Standard network model life cycle in Keras:

Define the network architecture
Compile the network
Fit the network
Evaluate the network
Use the network to make predictions

1. Define the network

Keras neural networks are defined as a sequence of layers. Neural network model are created with Sequential class.

from keras.models import Sequential

model = Sequential()
# a valid model, but cannot be used without any layers in it

You use add to add layers to the network.

from keras.layers import Dense
from keras.models import Sequential

# 2 neurons in the input layer from `input_dim=2`
# 5 neurons in the first layer from `Dense(5)`
# 1 neuron in the output layer from `Dense(1)` as it is the last layer
model1 = Sequential()
model1.add(Dense(5, input_dim=2))
model1.add(Dense(1))
assert len(model1.layers) == 2 # input layer is not counted

# you can also give the layers as a list
layers = [Dense(5, input_dim=2), Dense(1)]
model2 = Sequential(layers)
assert len(model2.layers) == 2

The first layer must define the number of inputs to expect. Different network types have various ways to define input shape but input_shape parameter always works.

from keras.layers import Dense
from keras.models import Sequential

model1 = Sequential()
model1.add(Dense(32, input_shape=(784,)))
assert model1.input_shape == (None, 784)
# None means "any positive integer"
# thus this network takes batches of any size but each input must have 784 values

model2 = Sequential()
model2.add(Dense(32, input_dim=784))  # shorthand that works with some layers
assert model2.input_shape == (None, 784)

# sometimes you need a fixed batch size
model3 = Sequential()
model3.add(Dense(32, batch_size=32, input_shape=(6, 8)))
assert model3.input_shape == (32, 6, 8))

Activation functions are changed with Activation layer or activation parameter.

import keras.backend as K
from keras.layers import Activation, Dense
from keras.models import Sequential

model1 = Sequential()
model1.add(Dense(64, input_shape=(32,), activation='tanh'))

# you can also add activation as a layer,
# which is applied to the PREVIOUS layer;
# so this is functionally the same as model1 definition
model2 = Sequential()
model2.add(Dense(64, input_shape=(32,)))
model2.add(Activation('tanh'))

# note that model2 has two layers already
assert len(model1.layers) == 1
assert len(model2.layers) == 2

# but the activation functions are the same
assert model1.layers[0].activation == model2.layers[1].activation

# you can also use element-wise functions as activation functions
model3 = Sequential()
model3.add(Dense(64, input_shape=(32,), activation=K.tanh))

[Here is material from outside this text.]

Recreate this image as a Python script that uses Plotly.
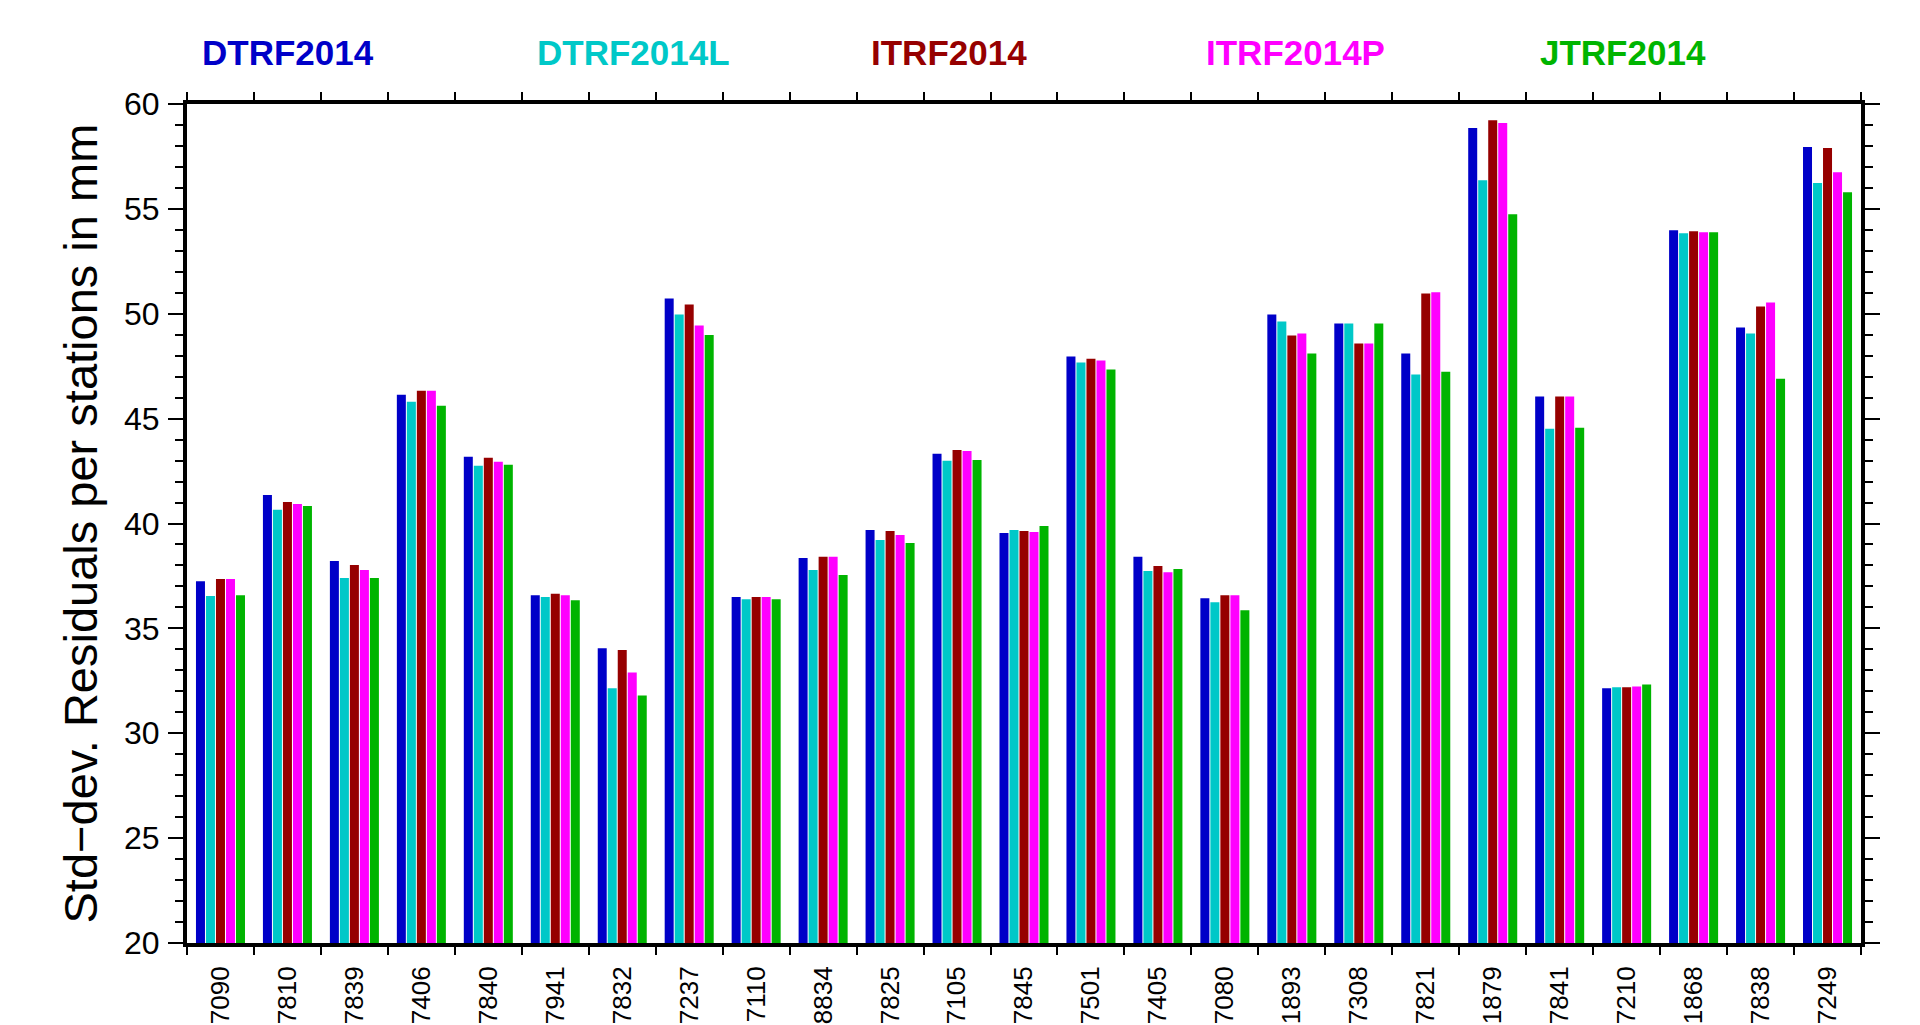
import plotly.graph_objects as go

# Station identifiers along the x axis
stations = ["7090", "7810", "7839", "7406", "7840", "7941", "7832", "7237",
            "7110", "8834", "7825", "7105", "7845", "7501", "7405", "7080",
            "1893", "7308", "7821", "1879", "7841", "7210", "1868", "7838",
            "7249"]

# Std-dev of residuals per station (mm) for each reference frame solution
dtrf2014 = [37.25, 41.36, 38.21, 46.14, 43.18, 36.58, 34.05, 50.73, 36.49, 38.35,
            39.69, 43.32, 39.55, 47.96, 38.41, 36.44, 49.96, 49.53, 48.10, 58.85,
            46.05, 32.14, 53.98, 49.34, 57.95]
dtrf2014l = [36.54, 40.65, 37.40, 45.81, 42.75, 36.49, 32.14, 49.96, 36.39, 37.78,
             39.21, 42.99, 39.69, 47.67, 37.73, 36.25, 49.63, 49.53, 47.10, 56.37,
             44.52, 32.19, 53.84, 49.06, 56.23]
itrf2014 = [37.35, 41.03, 38.02, 46.33, 43.13, 36.65, 33.97, 50.44, 36.49, 38.41,
            39.64, 43.51, 39.64, 47.86, 37.97, 36.58, 48.96, 48.58, 50.97, 59.23,
            46.05, 32.19, 53.93, 50.35, 57.90]
itrf2014p = [37.35, 40.93, 37.78, 46.33, 42.94, 36.58, 32.90, 49.44, 36.49, 38.41,
             39.45, 43.46, 39.59, 47.77, 37.68, 36.58, 49.06, 48.58, 51.02, 59.09,
             46.05, 32.23, 53.88, 50.54, 56.75]
jtrf2014 = [36.58, 40.84, 37.40, 45.61, 42.80, 36.34, 31.80, 48.99, 36.39, 37.54,
            39.07, 43.03, 39.88, 47.34, 37.83, 35.87, 48.10, 49.53, 47.24, 54.74,
            44.56, 32.33, 53.88, 46.90, 55.79]

series_names = ["DTRF2014", "DTRF2014L", "ITRF2014", "ITRF2014P", "JTRF2014"]
series_values = [dtrf2014, dtrf2014l, itrf2014, itrf2014p, jtrf2014]
series_colors = ["#0000c8", "#00c8c8", "#960000", "#ff00ff", "#00b400"]

W, H = 1920, 1025
ML, MR, MT, MB = 187, 59, 104, 82
PW, PH = W - ML - MR, H - MT - MB


def px_x(px):
    return (px - ML) / PW


def px_y(py):
    return (H - MB - py) / PH


fig = go.Figure()
for name, vals, col in zip(series_names, series_values, series_colors):
    fig.add_trace(go.Bar(
        x=stations, y=vals, name=name,
        marker=dict(color=col, line=dict(width=0)),
        showlegend=False,
    ))

annotations = []
# colored series names across the top
for i, (name, col) in enumerate(zip(series_names, series_colors)):
    annotations.append(dict(
        text=name, xref="paper", yref="paper",
        x=px_x(200 + 334.5 * i), y=px_y(52),
        xanchor="left", yanchor="middle", showarrow=False,
        font=dict(family="Liberation Sans, Arial, sans-serif", size=35,
                  color=col, weight="bold"),
    ))
# y-axis title
annotations.append(dict(
    text="Std\u2212dev. Residuals per stations in mm",
    xref="paper", yref="paper", x=px_x(80), y=0.5,
    xanchor="center", yanchor="middle", textangle=-90, showarrow=False,
    font=dict(family="Liberation Sans, Arial, sans-serif",
              size=47, color="black"),
))

y_tick_font = dict(family="Liberation Sans, Arial, sans-serif", size=32, color="black")
x_tick_font = dict(family="Liberation Sans, Arial, sans-serif", size=26, color="black")

fig.update_layout(
    width=W, height=H,
    margin=dict(l=ML, r=MR, t=MT, b=MB, pad=0, autoexpand=False),
    paper_bgcolor="white", plot_bgcolor="white",
    barmode="group", bargap=0.253, bargroupgap=0.1,
    annotations=annotations,
    xaxis=dict(
        type="category", tickson="boundaries", automargin=False,
        showline=True, linewidth=4, linecolor="black", mirror="ticks",
        ticks="outside", ticklen=8, tickwidth=1.5, tickcolor="black",
        tickangle=-90, tickfont=x_tick_font, ticklabelstandoff=9,
        showgrid=False, zeroline=False,
    ),
    yaxis=dict(
        range=[20, 60], dtick=5, tick0=20, automargin=False,
        showline=True, linewidth=4, linecolor="black", mirror="ticks",
        ticks="outside", ticklen=15, tickwidth=1.5, tickcolor="black",
        tickfont=y_tick_font, ticklabelstandoff=2,
        minor=dict(dtick=1, ticks="outside", ticklen=8, tickwidth=1.5,
                   tickcolor="black", showgrid=False),
        showgrid=False, zeroline=False,
    ),
)

fig.write_html("out.html")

All standard activation functions:

softmax      = Softmax function
softplus     = Softplus function
softsign     = Softsign function
linear       = Linear "identity" function
tanh         = Hyperbolic tangent function
sigmoid      = Sigmoid function
hard_sigmoid = Hard sigmoid, faster to compute
elu          = Exponential Linear Unit
relu         = Rectified Linear Unit
selu         = Scaled Exponential Linear Unit, equal to: scale * elu(x, alpha)
               where scale and alpha are pre-defined constants.
               Use with `lecun_normal` initialization and `AlphaDropout` dropout.

Good starting activation functions used in the output layer of different predictive modeling problems:

Regression: Linear activation function linear and the number of neurons matching the number of wanted outputs.
Binary Classification (2 classes): Logistic activation function sigmoid and one neuron.
Multiclass Classification (>2 class): SoftMax activation function softmax and one output neuron per class value, assuming a one-hot encoded output pattern.

2. Compile the network

Defined network must be compiled for it to run. Compilation turn high-level layer definitions to matrix operations.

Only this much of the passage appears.